I found more legal assistance and that was a problem.  The attorney who was representing me left the firm and started his own firm he was doing traffic and accident law.  The existing partner with whom I had never met, filed the charge in Federal Court and all of those claims were dismissed.  I could not appeal because the attorney's from the other side only agreed not to charge me $30,000 in legal fees provided I did not appeal the case. 

Since that time, the harassment has continued on my job.
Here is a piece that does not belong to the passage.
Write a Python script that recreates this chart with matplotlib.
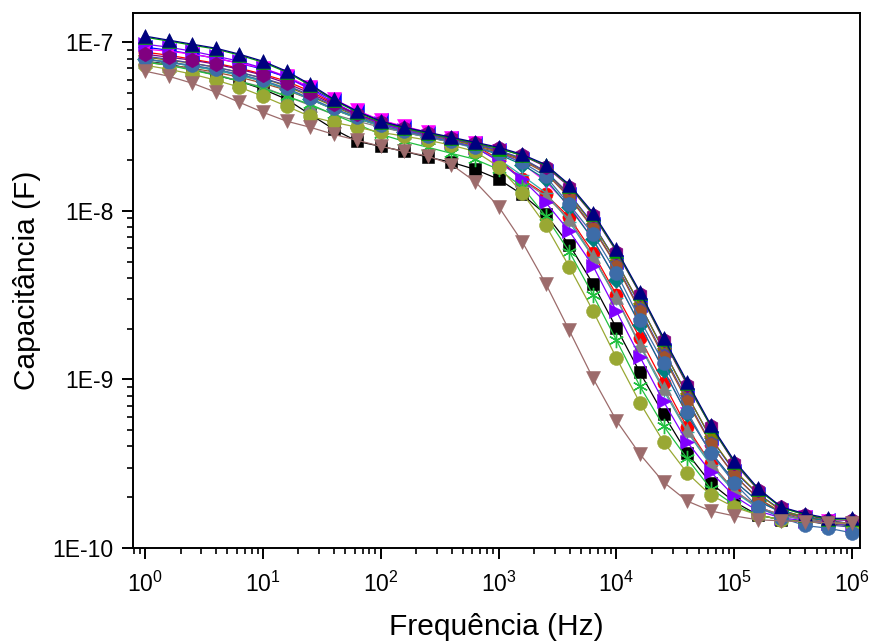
import numpy as np
import matplotlib
matplotlib.use('Agg')
import matplotlib.pyplot as plt
from matplotlib.ticker import LogLocator, NullFormatter

plt.rcParams['font.family'] = ['Liberation Sans', 'DejaVu Sans']
plt.rcParams['mathtext.fontset'] = 'custom'
plt.rcParams['mathtext.rm'] = 'Liberation Sans'
plt.rcParams['mathtext.it'] = 'Liberation Sans'

# frequency points (Hz), 5 per decade
freq = [1, 1.585, 2.512, 3.981, 6.31, 10, 15.85, 25.12, 39.81, 63.1,
        100, 158.5, 251.2, 398.1, 631, 1000, 1585, 2512, 3981, 6310,
        1e4, 1.585e4, 2.512e4, 3.981e4, 6.31e4, 1e5, 1.585e5, 2.512e5,
        3.981e5, 6.31e5, 1e6]

# capacitance values in nF
cap_black = [77.1, 74.0, 69.1, 63.7, 58.7, 52.6, 45.9, 37.3, 30.5, 25.8, 24.1, 22.5, 20.8, 19.4, 17.6, 15.4,
             12.5, 9.52, 6.3, 3.70, 2.02, 1.10, 0.62, 0.366, 0.243, 0.188, 0.157, 0.147, 0.144, 0.139, 0.136]
cap_red = [87.2, 83.7, 79.2, 75.0, 70.1, 64.6, 58.7, 51.2, 43.4, 37.3, 33.0, 30.5, 28.4, 26.6, 24.5, 20.2,
           15.4, 12.5, 9.15, 5.65, 3.18, 1.76, 0.955, 0.52, 0.319, 0.22, 0.175, 0.157, 0.147, 0.141, 0.137]
cap_blue = [93.4, 89.6, 84.9, 80.3, 75.0, 69.1, 62.0, 53.3, 45.3, 38.9, 34.4, 31.3, 28.8, 26.9, 25.1, 22.8,
            20.2, 17.1, 12.6, 8.4, 5.0, 2.77, 1.50, 0.81, 0.45, 0.285, 0.21, 0.168, 0.152, 0.146, 0.139]
cap_magenta = [90.9, 88.4, 84.9, 80.3, 75.0, 70.1, 62.8, 54.1, 45.9, 39.4, 34.4, 31.7, 29.2, 26.9, 25.1, 22.5,
               19.1, 14.9, 10.7, 6.78, 3.9, 2.11, 1.14, 0.62, 0.37, 0.25, 0.19, 0.163, 0.152, 0.144, 0.139]
cap_olive = [81.4, 78.2, 75.0, 71.0, 66.3, 61.1, 54.8, 47.8, 41.7, 36.3, 32.6, 30.0, 28.1, 26.2, 24.5, 22.5,
             20.2, 17.1, 12.5, 8.29, 5.0, 2.78, 1.49, 0.81, 0.45, 0.29, 0.21, 0.166, 0.154, 0.144, 0.140]
cap_slate = [82.6, 79.2, 75.0, 71.0, 66.3, 61.1, 55.6, 48.5, 42.2, 36.8, 33.0, 30.5, 28.4, 26.6, 24.8, 22.8,
             20.5, 17.1, 12.2, 7.97, 4.8, 2.6, 1.40, 0.76, 0.42, 0.27, 0.198, 0.161, 0.147, 0.137, 0.133]
cap_cyan = [79.2, 76.1, 72.0, 68.2, 63.7, 58.7, 52.6, 45.9, 40.0, 35.4, 31.7, 29.2, 27.3, 25.5, 23.8, 21.6,
            18.8, 15.4, 10.5, 6.78, 3.9, 2.11, 1.14, 0.62, 0.37, 0.25, 0.19, 0.163, 0.152, 0.144, 0.137]
cap_sienna = [76.1, 73.0, 70.1, 66.3, 62.0, 57.1, 51.9, 45.9, 40.0, 35.4, 31.7, 29.6, 27.7, 25.8, 24.1, 22.2,
              19.9, 16.7, 12.0, 7.86, 4.73, 2.54, 1.36, 0.74, 0.415, 0.27, 0.198, 0.163, 0.150, 0.141, 0.137]
cap_teal = [79.2, 76.1, 72.0, 68.2, 63.7, 58.7, 52.6, 45.9, 40.0, 35.4, 31.7, 29.2, 27.3, 25.5, 23.5, 20.2,
            16.2, 12.8, 8.6, 5.33, 3.02, 1.58, 0.86, 0.49, 0.31, 0.216, 0.172, 0.156, 0.147, 0.141, 0.137]
cap_gray = [77.1, 73.0, 69.1, 64.6, 58.7, 54.1, 47.8, 42.2, 37.3, 34.0, 31.3, 29.2, 27.3, 25.5, 23.8, 19.9,
            15.2, 12.2, 8.92, 5.40, 3.06, 1.61, 0.89, 0.50, 0.319, 0.22, 0.175, 0.157, 0.147, 0.141, 0.137]
cap_violet = [97.3, 93.4, 88.4, 82.6, 77.1, 70.1, 62.0, 52.6, 44.0, 37.3, 33.0, 30.0, 27.7, 25.8, 23.8, 19.7,
              15.4, 11.2, 7.57, 4.73, 2.54, 1.36, 0.74, 0.426, 0.283, 0.203, 0.166, 0.151, 0.145, 0.141, 0.137]
cap_star = [76.1, 73.0, 68.2, 63.7, 58.7, 53.3, 47.8, 42.8, 37.3, 32.6, 28.4, 25.8, 23.8, 21.9, 20.2, 17.6,
            13.9, 9.28, 5.73, 3.18, 1.71, 0.91, 0.53, 0.34, 0.225, 0.18, 0.157, 0.147, 0.143, 0.141, 0.139]
cap_yellowgreen = [73.0, 69.1, 64.6, 59.5, 54.1, 47.8, 41.7, 36.3, 33.5, 31.3, 29.2, 27.7, 26.2, 24.5, 22.5, 18.3,
                   12.8, 8.2, 4.66, 2.56, 1.34, 0.726, 0.426, 0.279, 0.206, 0.175, 0.157, 0.147, 0.143, 0.141, 0.139]
cap_steel = [79.2, 76.1, 73.0, 69.1, 64.6, 59.5, 53.3, 46.5, 40.5, 35.9, 32.2, 29.6, 27.7, 25.8, 23.8, 21.9,
             19.4, 16.0, 10.9, 7.28, 4.30, 2.26, 1.255, 0.645, 0.366, 0.243, 0.175, 0.151, 0.136, 0.131, 0.123]
cap_purple = [84.9, 81.4, 78.2, 74.0, 69.1, 63.7, 57.1, 49.8, 42.8, 37.3, 33.5, 30.9, 28.8, 26.9, 25.1, 23.5,
              21.3, 18.3, 13.9, 9.5, 5.73, 3.22, 1.71, 0.93, 0.53, 0.32, 0.222, 0.175, 0.157, 0.147, 0.146]
cap_green = [107, 101.5, 96, 91, 83.8, 76, 66.4, 55.5, 45.3, 38.4, 33.6, 30.9, 28.8, 27.0, 25.2, 23.4,
             21.3, 18.6, 14.1, 9.6, 5.8, 3.25, 1.74, 0.95, 0.53, 0.325, 0.224, 0.173, 0.158, 0.148, 0.149]
cap_navy = [108.6, 102.8, 97.3, 92.1, 84.9, 77.1, 67.3, 56.3, 45.9, 38.9, 34.0, 31.3, 29.2, 27.3, 25.5, 23.8,
            21.6, 18.8, 14.3, 9.76, 5.9, 3.3, 1.77, 0.97, 0.54, 0.33, 0.227, 0.175, 0.16, 0.15, 0.15]
cap_brown = [67.3, 62.8, 57.1, 50.5, 44.0, 38.4, 34.0, 31.3, 28.4, 26.2, 24.1, 22.5, 21.1, 18.8, 14.9, 10.6,
             6.56, 3.70, 1.95, 1.02, 0.57, 0.36, 0.246, 0.19, 0.166, 0.155, 0.147, 0.145, 0.143, 0.141, 0.141]

# (data, colour, marker, size) in drawing order
series = [
    (cap_black, '#000000', 's', 8.5),
    (cap_red, '#FF0000', 'o', 9.5),
    (cap_blue, '#0000FF', '<', 9.5),
    (cap_magenta, '#FF00FF', 'v', 9.5),
    (cap_olive, '#808000', 'p', 10),
    (cap_slate, '#4B4BA0', 'h', 10),
    (cap_cyan, '#008080', 'D', 8),
    (cap_sienna, '#A0522D', 'h', 9.5),
    (cap_teal, '#33AAAA', '+', 10),
    (cap_gray, '#808080', '^', 10),
    (cap_violet, '#8000FF', '>', 9.5),
    (cap_star, '#22C040', (6, 2, 0), 11),
    (cap_yellowgreen, '#99A833', 'o', 10),
    (cap_steel, '#3D6CA8', 'o', 10),
    (cap_purple, '#800080', 'h', 10.5),
    (cap_green, '#00A000', '^', 10.5),
    (cap_navy, '#000080', '^', 9.5),
    (cap_brown, '#9C6B6B', 'v', 10.5),
]

fig = plt.figure(figsize=(8.69, 6.42), dpi=100)
ax = fig.add_axes([0.153, 0.1464, 0.8367, 0.8334])

f = np.array(freq)
for vals, c, m, ms in series:
    ax.plot(f, np.array(vals) * 1e-9, color=c, lw=0.9, marker=m, ms=ms,
            mfc=c, mec=c, mew=1.0 if m in ('+', (6, 2, 0)) else 0.4)

ax.set_xscale('log')
ax.set_yscale('log')
ax.set_xlim(0.788, 1.17e6)
ax.set_ylim(1e-10, 1.49e-7)

ax.set_xticks([1e0, 1e1, 1e2, 1e3, 1e4, 1e5, 1e6])
ax.xaxis.set_minor_locator(LogLocator(base=10, subs=np.arange(2, 10), numticks=20))
ax.xaxis.set_minor_formatter(NullFormatter())
ax.set_yticks([1e-10, 1e-9, 1e-8, 1e-7])
ax.set_yticklabels(['1E-10', '1E-9', '1E-8', '1E-7'])
ax.yaxis.set_minor_locator(LogLocator(base=10, subs=np.arange(2, 10), numticks=20))
ax.yaxis.set_minor_formatter(NullFormatter())

for s in ax.spines.values():
    s.set_linewidth(1.4)
ax.tick_params(which='major', direction='out', length=8, width=1.4, labelsize=16.5, pad=6)
ax.tick_params(which='minor', direction='out', length=4, width=1.2)
ax.tick_params(axis='x', pad=9)

ax.set_xlabel('Frequência (Hz)', fontsize=21.5, labelpad=12)
ax.set_ylabel('Capacitância (F)', fontsize=21.5, labelpad=8)

fig.savefig('out.png', dpi=100)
I filed an EEOC complaint about the continued retaliation.  I am the lowest paid full professor on the campus, I have not had a COLR in ten years, I have had all of my sick leave and annual leave taken away, I am denied promotions and equal consideration for employment, there is exclusion and the general harassment that goes along with being in a persona non grata status.  I currently have no contract for the fall 2004. I was wrongfully placed into post-tenure review with no due process.  As a tenured faculty member I should not just not receive a contract. This bullying is awful.  The chair is not a full professor and he was given tenure even though he was turned down by the University's Tenure and Promotions Committee. My evaluations have been worst with him since I refused to serve on his tenure committee because he did not meet the requirements.  The dean told the committee that he could get a letter to have the requirement waived.  I then requested to be removed from the committee.  The chair does what ever the administration wants him to do.  He was one of the chairs who did not sign the vote of no confidence in the administration, and thus he is usually protected by the administration.